We were starting to get anxious. Obvious solution, said Mary
Lee, be more flexible with the financial constraints! She started mentioning
single-family homes in North Arlington and Alexandria. We were skeptical of
this risky step. Del Ray neighborhood? Come on!
We didn’t take her seriously but played along. She directed
us to a house just coming on the market in a North Arlington neighborhood
called “Madison Manor.” Never heard of it. We accompanied her on a visit. It
was a pleasant neighborhood near the Westover Shopping Center, with its quaint
small-town angled parking on the main through street, Washington Blvd. We knew
that strip mall because of the Black Forest Inn, then a noted bakery as well as
restaurant, who had catered our wedding cake in January 1983.
We discovered the local elementary school, McKinley, only a
block from the house. This seemed like a plus, should we have kids. It was a
good school, too, Mary Lee assured us. Another attractive detail about the
neighborhood, originally developed in the
1940s as a couple dozen brick colonials and cape cods, was the easy walk to
a future Metro station at East Falls Church, scheduled to open the following
year. We both thought that walking to Metro, then riding straight to the
Library of Congress door, was a major selling point.

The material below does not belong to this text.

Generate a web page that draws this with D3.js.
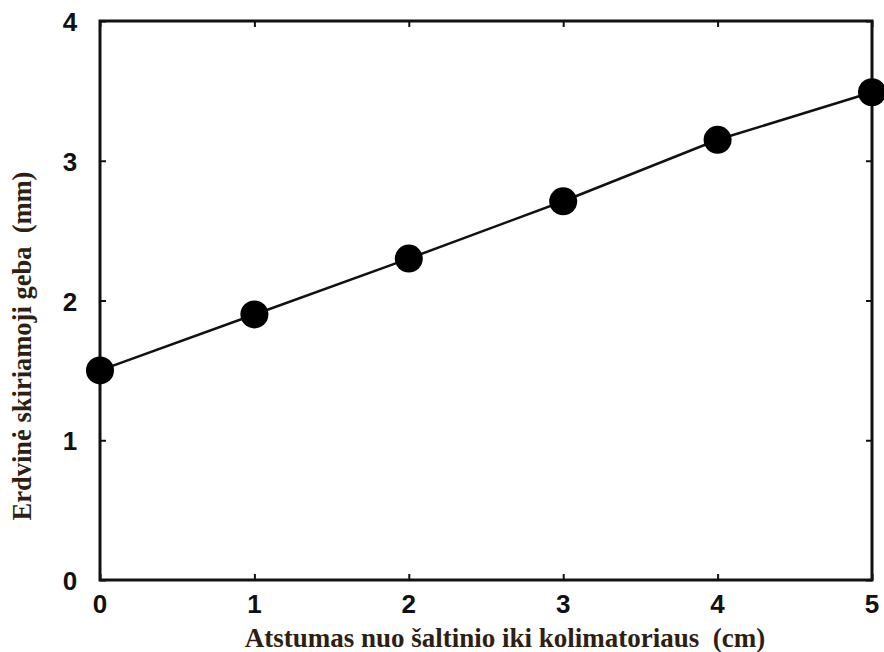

Alas, as expected, it just wasn’t in our range – listed at
$123,900. Mary Lee, however, assured us that the sellers, a husband/wife Arlington
Police couple, were eager. Bargaining possible?
The house was
incredible – eight whole rooms (albeit small) in a center-hall brick colonial.
And nicely done built-in storage in the finished basement. One large family had
lived in the house for several years in the 1960s, finished the basement, and used
it for bedrooms for some of their six children -- before code required egress
windows from basements. What would we do with all that space? No way we could
afford it. But it even had a fireplace in the living room, and “ESIK” (Eating Space In Kitchen -- a bar built into one wall in
the galley kitchen, maybe space for a high chair). There was also a spacious
yard, front and rear, with lots of azaleas, a dogwood in front, tulip poplar
providing shade in the rear, and a gravel dog run connecting driveway with
aluminum shed (husband was an Arlington K-9 officer, wife a detective). The
front yard was bigger, a pie-shaped corner lot, where one street comes to an
end at a “through street” winding down a hill (quotes around “through street” –
there are no
through streets in Madison Manor). Very pleasant house, very pleasant
neighborhood. Surely, Mary Lee couldn’t drive the hard bargain we needed, could
she?
She did. We closed the deal for $115K. Still more than we
wanted to pay, but it seemed like a veritable dream house to us. And, so it
was, when we moved in. That was August 1984.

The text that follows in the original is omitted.